Это дерево и могила под ним напоминают другое дерево и другую могилу — могилу капитана Рюмина под одиноким кленом на опушке подмосковного леса.
Немецкие танки раздавили роту, которая храбро дралась, но ничего не могла поделать против них со своими бутылками с горючей смесью и самозарядными винтовками. Она задержала эти танки, но полегла.
И мертвое тело Рюмина, которое не успели зарыть в могилу, тоже раздавил танк.
«Танки показались в северной стороне поля, и стрелял лишь тот, что шел на скирды, а второй молчал и двигался к опушке леса. Алексей видел, как курсанты, несшие Рюмина, повернули назад, в скирды, и капитана уносил уже только один — курсант из третьего взвода. Он тащил его на спине, как мешок, и голова мертвого держалась очень прямо, и каска сидела на ней удивительно по-рюмински — чуть-чуть набекрень. Не переставая думать, как положить Рюмина — головой на север или на юг, — Алексей вылез из могилы и сначала собрал шинели, потом винтовки, автомат и бутылки с бензином, и все это не сбросил, а сложил в углу могилы. Молчавший танк достиг опушки и шел теперь вдоль нее к Алексею, поводя из стороны в сторону коротким хоботком орудия.
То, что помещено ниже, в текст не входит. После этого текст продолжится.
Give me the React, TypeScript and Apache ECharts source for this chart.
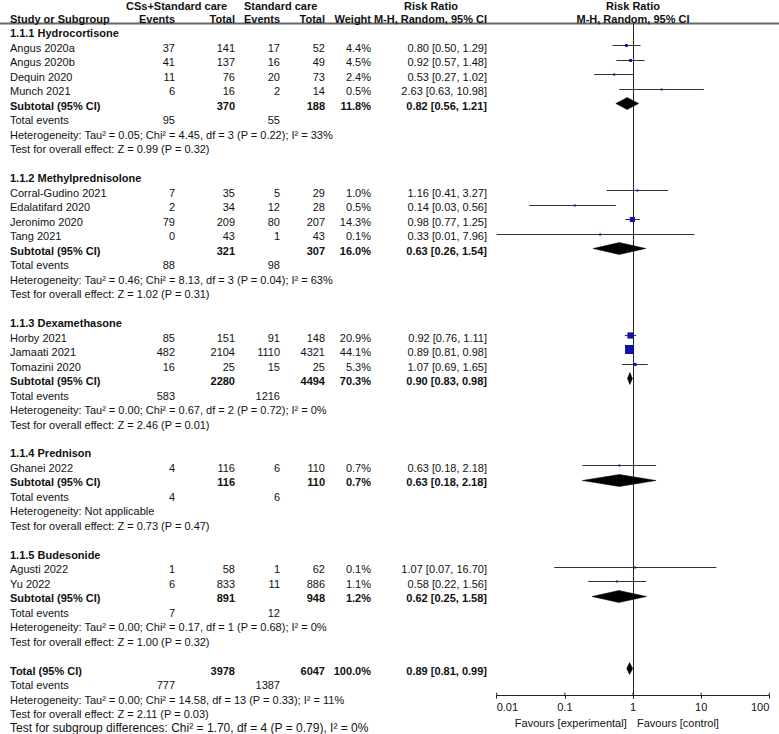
import React, { useEffect, useRef } from "react";
import * as echarts from "echarts";

// ---- study level data ----
const studies = [
  "Angus 2020a", "Angus 2020b", "Dequin 2020", "Munch 2021",
  "Corral-Gudino 2021", "Edalatifard 2020", "Jeronimo 2020", "Tang 2021",
  "Horby 2021", "Jamaati 2021", "Tomazini 2020",
  "Ghanei 2022",
  "Agusti 2022", "Yu 2022",
];
const studyGroup = [0, 0, 0, 0, 1, 1, 1, 1, 2, 2, 2, 3, 4, 4];
const expEvents = [37, 41, 11, 6, 7, 2, 79, 0, 85, 482, 16, 4, 1, 6];
const expTotal = [141, 137, 76, 16, 35, 34, 209, 43, 151, 2104, 25, 116, 58, 833];
const ctlEvents = [17, 16, 20, 2, 5, 12, 80, 1, 91, 1110, 15, 6, 1, 11];
const ctlTotal = [52, 49, 73, 14, 29, 28, 207, 43, 148, 4321, 25, 110, 62, 886];
const weights = [4.4, 4.5, 2.4, 0.5, 1.0, 0.5, 14.3, 0.1, 20.9, 44.1, 5.3, 0.7, 0.1, 1.1];
const riskRatio = [0.80, 0.92, 0.53, 2.63, 1.16, 0.14, 0.98, 0.33, 0.92, 0.89, 1.07, 0.63, 1.07, 0.58];
const ciLow = [0.50, 0.57, 0.27, 0.63, 0.41, 0.03, 0.77, 0.01, 0.76, 0.81, 0.69, 0.18, 0.07, 0.22];
const ciHigh = [1.29, 1.48, 1.02, 10.98, 3.27, 0.56, 1.25, 7.96, 1.11, 0.98, 1.65, 2.18, 16.70, 1.56];

// ---- subgroup data ----
const groupNames = [
  "1.1.1 Hydrocortisone", "1.1.2 Methylprednisolone", "1.1.3 Dexamethasone",
  "1.1.4 Prednison", "1.1.5 Budesonide",
];
const subExpTotal = [370, 321, 2280, 116, 891];
const subCtlTotal = [188, 307, 4494, 110, 948];
const subWeight = [11.8, 16.0, 70.3, 0.7, 1.2];
const subRR = [0.82, 0.63, 0.90, 0.63, 0.62];
const subLow = [0.56, 0.26, 0.83, 0.18, 0.25];
const subHigh = [1.21, 1.54, 0.98, 2.18, 1.58];
const subExpEvents = [95, 88, 583, 4, 7];
const subCtlEvents = [55, 98, 1216, 6, 12];
const subHeterogeneity = [
  "Heterogeneity: Tau² = 0.05; Chi² = 4.45, df = 3 (P = 0.22); I² = 33%",
  "Heterogeneity: Tau² = 0.46; Chi² = 8.13, df = 3 (P = 0.04); I² = 63%",
  "Heterogeneity: Tau² = 0.00; Chi² = 0.67, df = 2 (P = 0.72); I² = 0%",
  "Heterogeneity: Not applicable",
  "Heterogeneity: Tau² = 0.00; Chi² = 0.17, df = 1 (P = 0.68); I² = 0%",
];
const subOverall = [
  "Test for overall effect: Z = 0.99 (P = 0.32)",
  "Test for overall effect: Z = 1.02 (P = 0.31)",
  "Test for overall effect: Z = 2.46 (P = 0.01)",
  "Test for overall effect: Z = 0.73 (P = 0.47)",
  "Test for overall effect: Z = 1.00 (P = 0.32)",
];

// ---- pooled totals ----
const totalExp = 3978;
const totalCtl = 6047;
const totalWeight = 100.0;
const totalRR = 0.89;
const totalLow = 0.81;
const totalHigh = 0.99;
const totalExpEvents = 777;
const totalCtlEvents = 1387;
const totalHeterogeneity = "Heterogeneity: Tau² = 0.00; Chi² = 14.58, df = 13 (P = 0.33); I² = 11%";
const totalOverall = "Test for overall effect: Z = 2.11 (P = 0.03)";
const subgroupDifferences = "Test for subgroup differences: Chi² = 1.70, df = 4 (P = 0.79), I² = 0%";

// ---- axis ----
const tickValues = [0.01, 0.1, 1, 10, 100];
const tickLabels = ["0.01", "0.1", "1", "10", "100"];
const favoursLeft = "Favours [experimental]";
const favoursRight = "Favours [control]";

// ---- layout ----
const W = 779;
const H = 734;
const ROW_H = 14.49;
const TOP = 4.3;
const LAST_ROW = 50;
const AXIS_Y = 695.7;
const RULE_Y = 23.5;
const PLOT_LEFT = 496.7;
const PLOT_RIGHT = 769.3;
const HEADER_TOP_ROW = 0.12; // keeps the first header line inside the page
const MARK_SHIFT = -0.18; // marks sit slightly above the text middle
const FONT = '"Liberation Sans", Arial, sans-serif';
const TEXT_COLOR = "#111";
const COL = { name: 10, expEv: 175, expTot: 235, ctlEv: 280, ctlTot: 325, weight: 371, ci: 487, plot: 633 };

type Cell = {
  x: number; row: number; text: string; align: "left" | "right" | "center"; bold?: boolean; size?: number;
};
type Mark = { row: number; kind: "study" | "diamond"; rr: number; lo: number; hi: number; w: number };

const fmtCI = (r: number, l: number, h: number) => `${r.toFixed(2)} [${l.toFixed(2)}, ${h.toFixed(2)}]`;
const fmtW = (w: number) => `${w.toFixed(1)}%`;

function buildTable() {
  const cells: Cell[] = [];
  const marks: Mark[] = [];
  const add = (x: number, row: number, text: string | number, align: Cell["align"], bold = false, size = 11) =>
    cells.push({ x, row, text: String(text), align, bold, size });

  // header
  add(126, HEADER_TOP_ROW, "CSs+Standard care", "left", true);
  add(244, HEADER_TOP_ROW, "Standard care", "left", true);
  add(431, HEADER_TOP_ROW, "Risk Ratio", "center", true);
  add(COL.plot, HEADER_TOP_ROW, "Risk Ratio", "center", true);
  add(COL.name, 1, "Study or Subgroup", "left", true);
  add(COL.expEv, 1, "Events", "right", true);
  add(COL.expTot, 1, "Total", "right", true);
  add(COL.ctlEv, 1, "Events", "right", true);
  add(COL.ctlTot, 1, "Total", "right", true);
  add(COL.weight, 1, "Weight", "right", true);
  add(COL.ci, 1, "M-H, Random, 95% CI", "right", true);
  add(COL.plot, 1, "M-H, Random, 95% CI", "center", true);

  let row = 2;
  groupNames.forEach((g, gi) => {
    add(COL.name, row++, g, "left", true);
    studies.forEach((s, si) => {
      if (studyGroup[si] !== gi) return;
      add(COL.name, row, s, "left");
      add(COL.expEv, row, expEvents[si], "right");
      add(COL.expTot, row, expTotal[si], "right");
      add(COL.ctlEv, row, ctlEvents[si], "right");
      add(COL.ctlTot, row, ctlTotal[si], "right");
      add(COL.weight, row, fmtW(weights[si]), "right");
      add(COL.ci, row, fmtCI(riskRatio[si], ciLow[si], ciHigh[si]), "right");
      marks.push({ row, kind: "study", rr: riskRatio[si], lo: ciLow[si], hi: ciHigh[si], w: weights[si] });
      row++;
    });
    add(COL.name, row, "Subtotal (95% CI)", "left", true);
    add(COL.expTot, row, subExpTotal[gi], "right", true);
    add(COL.ctlTot, row, subCtlTotal[gi], "right", true);
    add(COL.weight, row, fmtW(subWeight[gi]), "right", true);
    add(COL.ci, row, fmtCI(subRR[gi], subLow[gi], subHigh[gi]), "right", true);
    marks.push({ row, kind: "diamond", rr: subRR[gi], lo: subLow[gi], hi: subHigh[gi], w: subWeight[gi] });
    row++;
    add(COL.name, row, "Total events", "left");
    add(COL.expEv, row, subExpEvents[gi], "right");
    add(COL.ctlEv, row, subCtlEvents[gi], "right");
    row++;
    add(COL.name, row++, subHeterogeneity[gi], "left");
    add(COL.name, row++, subOverall[gi], "left");
    row++; // blank spacer
  });

  add(COL.name, row, "Total (95% CI)", "left", true);
  add(COL.expTot, row, totalExp, "right", true);
  add(COL.ctlTot, row, totalCtl, "right", true);
  add(COL.weight, row, fmtW(totalWeight), "right", true);
  add(COL.ci, row, fmtCI(totalRR, totalLow, totalHigh), "right", true);
  marks.push({ row, kind: "diamond", rr: totalRR, lo: totalLow, hi: totalHigh, w: totalWeight });
  row++;
  add(COL.name, row, "Total events", "left");
  add(COL.expEv, row, totalExpEvents, "right");
  add(COL.ctlEv, row, totalCtlEvents, "right");
  row++;
  add(COL.name, row++, totalHeterogeneity, "left");
  add(COL.name, row++, totalOverall, "left");
  add(COL.name, row - 0.05, subgroupDifferences, "left", false, 12);
  row++;

  // favours captions under the risk ratio axis
  const favRow = (722.7 - TOP) / ROW_H;
  add(626.7, favRow, favoursLeft, "right");
  add(637, favRow, favoursRight, "left");

  return { cells, marks };
}

export default function App() {
  const ref = useRef<HTMLDivElement>(null);

  useEffect(() => {
    document.body.style.margin = "0";
    if (!ref.current) return;
    const chart = echarts.init(ref.current, undefined, { renderer: "svg" });
    const { cells, marks } = buildTable();
    const axisRow = (AXIS_Y - TOP) / ROW_H;
    const ruleRow = (RULE_Y - TOP) / ROW_H;
    const maxW = Math.max(...weights);

    chart.setOption({
      animation: false,
      backgroundColor: "#fff",
      grid: [
        { left: 0, right: 0, top: TOP, bottom: H - (TOP + LAST_ROW * ROW_H) },
        { left: PLOT_LEFT, right: W - PLOT_RIGHT, top: TOP, bottom: H - AXIS_Y },
      ],
      xAxis: [
        { type: "value", gridIndex: 0, min: 0, max: W, show: false },
        {
          type: "log",
          gridIndex: 1,
          position: "bottom",
          logBase: 10,
          min: 0.01,
          max: 100,
          axisLine: { show: true, onZero: false, lineStyle: { color: "#222", width: 1 } },
          axisTick: { show: true, length: 3, lineStyle: { color: "#222", width: 1 } },
          splitLine: { show: false },
          axisLabel: {
            show: true,
            fontSize: 11,
            fontFamily: FONT,
            color: TEXT_COLOR,
            margin: 6,
            alignMinLabel: "left",
            alignMaxLabel: "right",
            formatter: (v: number) => tickLabels[Math.round(Math.log10(v)) + 2],
          },
        },
      ],
      yAxis: [
        { type: "value", gridIndex: 0, inverse: true, min: 0, max: LAST_ROW, show: false },
        { type: "value", gridIndex: 1, inverse: true, min: 0, max: axisRow, show: false },
      ],
      graphic: [
        {
          type: "line",
          shape: { x1: 0, y1: RULE_Y, x2: W, y2: RULE_Y },
          style: { stroke: "#666", lineWidth: 2 },
          silent: true,
        },
      ],
      series: [
        {
          type: "custom",
          name: "table",
          xAxisIndex: 0,
          yAxisIndex: 0,
          clip: false,
          silent: true,
          data: cells.map((c) => [c.x, c.row]),
          renderItem: (params: any, api: any) => {
            const c = cells[params.dataIndex];
            const p = api.coord([c.x, c.row]);
            return {
              type: "text",
              x: p[0],
              y: p[1],
              style: {
                text: c.text,
                align: c.align,
                verticalAlign: "middle",
                font: `${c.bold ? "bold " : ""}${c.size ?? 11}px ${FONT}`,
                fill: TEXT_COLOR,
              },
            };
          },
        },
        {
          // line of no effect
          type: "custom",
          name: "reference",
          xAxisIndex: 1,
          yAxisIndex: 1,
          clip: false,
          silent: true,
          data: [[1, ruleRow]],
          renderItem: (params: any, api: any) => {
            const a = api.coord([1, ruleRow]);
            const b = api.coord([1, axisRow]);
            return {
              type: "line",
              shape: { x1: Math.round(a[0]) + 0.5, y1: a[1], x2: Math.round(a[0]) + 0.5, y2: b[1] + 3 },
              style: { stroke: "#222", lineWidth: 1 },
            };
          },
        },
        {
          // upper half of the axis ticks
          type: "custom",
          name: "ticks",
          xAxisIndex: 1,
          yAxisIndex: 1,
          clip: false,
          silent: true,
          data: tickValues.map((v) => [v, axisRow]),
          renderItem: (params: any, api: any) => {
            const p = api.coord([tickValues[params.dataIndex], axisRow]);
            return {
              type: "line",
              shape: { x1: p[0], y1: p[1] - 3, x2: p[0], y2: p[1] },
              style: { stroke: "#222", lineWidth: 1 },
            };
          },
        },
        {
          type: "custom",
          name: "effects",
          xAxisIndex: 1,
          yAxisIndex: 1,
          clip: false,
          silent: true,
          data: marks.map((m) => [m.rr, m.row]),
          renderItem: (params: any, api: any) => {
            const m = marks[params.dataIndex];
            const r = m.row + MARK_SHIFT;
            const pl = api.coord([m.lo, r]);
            const ph = api.coord([m.hi, r]);
            const pc = api.coord([m.rr, r]);
            const y = Math.round(pc[1]) + 0.5;
            if (m.kind === "diamond") {
              const hh = 6;
              return {
                type: "polygon",
                shape: { points: [[pl[0], y], [pc[0], y - hh], [ph[0], y], [pc[0], y + hh]] },
                style: { fill: "#000", stroke: "#000", lineWidth: 0.5 },
              };
            }
            const side = Math.max(2, 9 * Math.sqrt(m.w / maxW));
            return {
              type: "group",
              children: [
                {
                  type: "line",
                  shape: { x1: pl[0], y1: y, x2: ph[0], y2: y },
                  style: { stroke: "#333", lineWidth: 1 },
                },
                {
                  type: "rect",
                  shape: { x: pc[0] - side / 2, y: y - side / 2, width: side, height: side },
                  style: { fill: "#1010aa" },
                },
              ],
            };
          },
        },
      ],
    });

    return () => chart.dispose();
  }, []);

  return <div ref={ref} style={{ width: W, height: H }} />;
}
Он был еще сравнительно далеко, а второй елозил уже между скирдами, и из крайнего, куда спрятались курсанты, нехотя выбивался, повисая над землей, сырой желтый дымок. Почти равнодушно Алексей отвел от него глаза и встал лицом к приближающемуся танку, затем не спеша вынул рюминский пистолет и зачем-то положил его на край могилы у своего правого локтя. Наклоняясь за бутылкой, он увидел испачканные глиной голенища сапог и колени и сперва почистил их, а потом уже выпрямился. До танка оставалось несколько метров, — Алексей хорошо различал теперь крутой скос его стального лба, ручьями лившиеся отполированные траки гусениц и, снова болезненно-остро ощутив тут присутствие своего детства, забыв все слова, нажитые без деда Матвея, пронзительно, но никому не слышно крикнул:
— Я тебя, матери твоей черт! Я тебя зараз!..»
В этой сцене преобладает молчание. Танк молча движется на человека, но и человек не спеша готовится ко встрече с танком. Молчание силы наталкивается на молчание еще большей силы, еще более страшной силы, потому что то сила духа.
Домовитость и бережливость, с какой Алексей Ястребов складывает все в углу могилы, а не швыряет, не бросает как попало, это домовитость крестьянина. Как и все герои К. Воробьева, он курский мужик. Точнее, сын курского мужика, в тридцатые годы ушедший из деревни. Прошло время, и Алексей забыл, откуда он. Он стал одним из тех, на ком сияют одинаковые кубари в петлицах и поскрипывают одинаковые ремни. Но в минуту, когда ему пришлось встать навстречу танку, он вспомнил, откуда он родом. Он вспомнил и деда Матвея, заменившего ему отца, и свою Курщину, и слова детства. К нему вернулась память.